No se me ocurren impedimentos para aplicar la misma línea de investigación, con todos sus corolarios sociales, a una serie de conductas heteroagresivas. Pienso sobre todo en eso que el controvertido DSM llama “trastornos del control de los impulsos”.
Cierto que la traslación no es tan simple, por razones que no vienen al caso. Además, muchas cosas han cambiado desde aquellos estudios de Pöldinger. Todo va tan aprisa que hasta las instrucciones de la OMS se están quedando cortas. Los suicidios promovidos en las redes sociales vienen a demostrarlo, con su trágica estela de estupefacción e impotencia. Pero es precisamente ese ámbito, el de las redes y su vertiginoso flujo, lo que ahora me mueve a escribir.
A lo largo de estos días y en relación con los incendios, a la pantalla de mi ordenador han acudido en tromba imágenes y comentarios de toda clase. Me parecía estar asistiendo a una siniestra competición, en la que cada foto y cada frase aspiraba a superar a las demás en contenidos perturbadores. ¿Acaso es esa una forma de luchar contra el fuego? No, de ninguna manera. El énfasis en lo dantesco o lo jeremíaco, la acumulación de imágenes que nada añaden ni esclarecen, la escalada de comentarios y ocurrencias más o menos “originales” y vehementes, el oportunismo más o menos ideologizado… todo eso solo contribuye a propiciar la sensación de caos y a exacerbar la dinámica pulsional de no sé cuántos incendiarios potenciales: ojos inadvertidos, miradas que rastrean la desolación y el desconcierto ajenos, mecanismos en espera de activarse.
No, insisto. Si la opción es defender el bosque desde la mesa del bar o la tumbona de la playa, hagámoslo de otra forma. Abandonemos la inercia de buscar culpables en los que descargar nuestra frustración, la rutina de increpar a diestro y siniestro, el postureo en la web para maquillar nuestro escaso o nulo compromiso. Demostremos por una vez, en la defensa del bosque y su recuperación, que somos un pueblo capaz de sacrificio, disciplina y organización colectiva: cientos de miles de personas ya dispuestas para estar allí donde la isla nos requiera, en un esfuerzo vertebrado y también (de todo corazón lo deseo) sabiamente dirigido por quien corresponda.
No se me ocurre otro modo de parar los pies a potenciales incendiarios.

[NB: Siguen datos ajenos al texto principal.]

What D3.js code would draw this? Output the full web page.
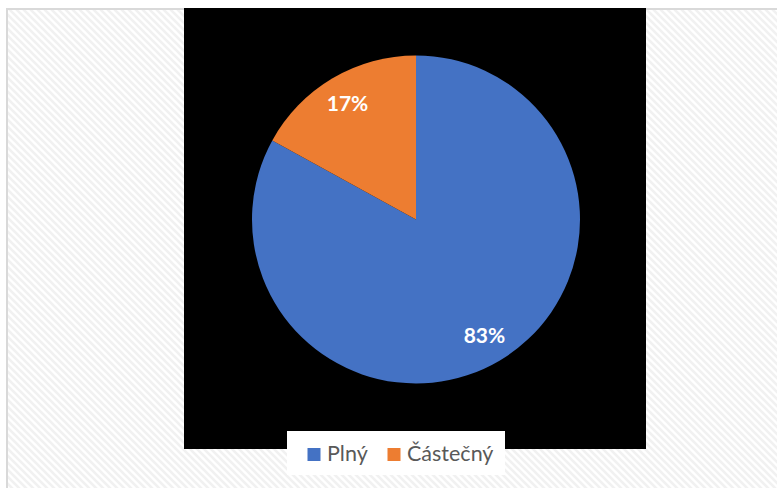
<!DOCTYPE html>
<html>
<head>
<meta charset="utf-8">
<script src="https://cdn.jsdelivr.net/npm/d3@7"></script>
<style>
  html, body { margin: 0; padding: 0; background: #ffffff; }
  svg { display: block; }
</style>
</head>
<body>
<svg id="chart" width="777" height="488"></svg>
<script>
// Share of coverage types
const categories = ["Plný", "Částečný"];
const values = [83, 17];
const colors = ["#4472C4", "#ED7D31"];

const W = 777, H = 488;
const svg = d3.select("#chart");

// Hatched chart-area background
const defs = svg.append("defs");
const pat = defs.append("pattern")
  .attr("id", "hatch")
  .attr("patternUnits", "userSpaceOnUse")
  .attr("width", 7).attr("height", 7);
pat.append("rect").attr("width", 7).attr("height", 7).attr("fill", "#ffffff");
pat.append("path")
  .attr("d", "M0,0 L7,7 M-2,5 L2,9 M5,-2 L9,2")
  .attr("stroke", "#f1f1f1")
  .attr("stroke-width", 2.6);

svg.append("rect").attr("x", 0).attr("y", 0).attr("width", W).attr("height", H).attr("fill", "#ffffff");
svg.append("rect")
  .attr("x", 7).attr("y", 9)
  .attr("width", W).attr("height", H)
  .attr("fill", "url(#hatch)")
  .attr("stroke", "#d9d9d9")
  .attr("stroke-width", 2);

// Plot area
const plot = { x0: 184, y0: 8, x1: 646, y1: 449 };
svg.append("rect")
  .attr("x", plot.x0).attr("y", plot.y0)
  .attr("width", plot.x1 - plot.x0).attr("height", plot.y1 - plot.y0)
  .attr("fill", "#000000");

// Pie
const cx = 416, cy = 219.5, r = 164;
const pie = d3.pie().sort(null).value(d => d.value);
const data = categories.map((c, i) => ({ name: c, value: values[i], color: colors[i] }));
const arcs = pie(data);
const arc = d3.arc().innerRadius(0).outerRadius(r);
const labelArc = d3.arc().innerRadius(r * 0.82).outerRadius(r * 0.82);
const total = d3.sum(values);

const g = svg.append("g").attr("transform", `translate(${cx},${cy})`);
g.selectAll("path.slice")
  .data(arcs)
  .join("path")
  .attr("class", "slice")
  .attr("d", arc)
  .attr("fill", d => d.data.color);

g.selectAll("text.lbl")
  .data(arcs)
  .join("text")
  .attr("class", "lbl")
  .attr("transform", d => `translate(${labelArc.centroid(d)})`)
  .attr("text-anchor", "middle")
  .attr("dy", "0.36em")
  .attr("fill", "#ffffff")
  .attr("font-family", "Lato, 'Open Sans', sans-serif")
  .attr("font-weight", "bold")
  .attr("font-size", 21)
  .text(d => Math.round(d.data.value / total * 100) + "%");

// Legend
const leg = svg.append("g");
leg.append("rect")
  .attr("x", 287).attr("y", 431)
  .attr("width", 218).attr("height", 44)
  .attr("fill", "#ffffff");

const legItems = [
  { x: 307.5, tx: 327 },
  { x: 387.5, tx: 407 }
];
data.forEach((d, i) => {
  leg.append("rect")
    .attr("x", legItems[i].x).attr("y", 448)
    .attr("width", 13).attr("height", 13)
    .attr("fill", d.color);
  leg.append("text")
    .attr("x", legItems[i].tx).attr("y", 461)
    .attr("fill", "#595959")
    .attr("font-family", "Lato, 'Open Sans', sans-serif")
    .attr("font-size", 21.5)
    .text(d.name);
});
</script>
</body>
</html>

Cada vez sabemos más de cuanto influye en la propagación de los incendios: el calor, la sequedad, los vientos, la deficiente limpieza de los bosques. Sin embargo, y por extraño que parezca, no es mucho lo que sabemos sobre cuanto facilita su producción intencionada.
Las razones de ese desconocimiento parecen obvias. Unas atañen a las dificultades de la investigación criminológica en general, cuyas muestras de estudio son por fuerza fragmentarias y sesgadas. Otras se nos antojan más específicas: los incendios intencionados son delitos tan fáciles de cometer como difíciles de investigar, por mucho que se especule sobre sus móviles. Obviaré los que obedecen a vendettas o a intereses mafiosos, para centrarme en los que se perpetran “porque sí”, de forma aparentemente gratuita.